Tra un po' di tempo si avranno le prove della regia che tiene i fili dei due burattini che ci governano. Tutto sta accadendo sul web e sui social.
La società è antropologicamente e storicamente divisa in gruppi omogenei per cultura e sensibilità, che sfociano nella condivisione di opinioni all'interno degli stessi. Questo è il motivo della nascita dei partiti (che vuol dire di parte).
Un fenomeno, quindi, che esiste da sempre e che tende ad includere
persone con caratteristiche intellettuali e culturali affini, nei limiti
fisici dello spazio e del tempo.
Con l'avvento del web, essendo l'informatica strumento di comunicazione che ha come limite il linguaggio e non la condizione geografica - poiché non ci si deve incontrare fisicamente - il fenomeno si è ampliato enormemente. Senza limiti fisici, l'appartenenza ai gruppi può assumere proporzioni numericamente consistenti e costituire base per un consenso importante.
Dentro questa logica, diventa possibile drogare un sistema di relazioni sociali naturalmente sconnesso ed esclusivo (che esclude), promuovendo fatti che appartengono sì alla realtà oggettiva, ma amplificati e distorti al fine di produrre una percezione degli avvenimenti allucinata ma condivisa all'interno del gruppo.
L'abilità di chi intende trarre il massimo consenso da questa nuova condizione sta nel tenere i gruppi separati, in modo che non si abbiano elementi di crisi dovuti al confronto esterno. A questo si perviene difendendo i confini culturali del gruppo con la violenza verbale e la delazione. Anche questi artifici risalgono agli albori della storia politica ma, grazie alla potenza dello strumento comunicativo, oggi accrescono particolarmente la loro efficacia.

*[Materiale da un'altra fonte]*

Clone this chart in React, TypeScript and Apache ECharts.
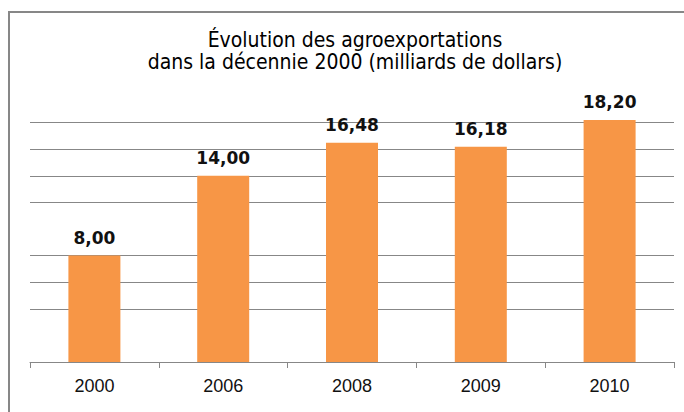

I partiti politici tradizionali sono in crisi perché fondano ancora la loro organizzazione su luoghi fisici e gerarchie costose. La presenza sul territorio, in un mondo in cui informazione e confronto avvengono nell'etere, tra l'altro in tempi reali, senza limiti di spazio e con costi enormemente contenuti, non ha più molto senso. I notiziari televisivi, un tempo fonte di obiettività dell'informazione (anche grazie al controllo di partiti politici antagonisti) oggi pescano e propongono più del 50% delle notizie dal mondo dei social network. Questo ha frammentato anche l'informazione televisiva e l'ha modulata in favore di strategie ibride che, se da una lato hanno necessità di maggiore audience e per questa ragione dovrebbero tendere alla neutralità , dall'altro devono giustificare l'accesso al web e il loro coinvolgimento nella formazione di consenso politico verso un gruppo preciso. Questo è il vero segnale che occorre un cambiamento sostanziale e strutturale di strategia organizzativa della comunicazione.
Nel web coesistono in un'unica rete mondi separati che non si confrontano ma si scontrano, dove, per avere successo, occorre abbassare il livello della contesa per coinvolgere il numero massimo di persone per poter organizzarne le opinioni, per semplificarle, deformarle e incanalarle verso una linea di conformità collettivamente capita e condivisa da tutti gli appartenenti al gruppo.
In un mondo di massa, si sa, le logiche vincenti sono quelle proposte dal marketing.
Occorre dire che, al confronto col web, il marketing pare stare su un livello qualitativo più evoluto e meno banale. Ma il web è solo all'inizio e, se si ricorda l'avvento dei prodotti di massa sul mercato negli anni del boom economico, il successo gratificava sicuramente i prodotti di bassa qualità ma anche di basso costo. Nei decenni la qualità media dei prodotti è cresciuta grazie alla concorrenza e al libero confronto. Concorrenza e confronto che, nella condizione attuale, rappresentano il nemico principale di ogni strategia della comunicazione politica di massa vincente.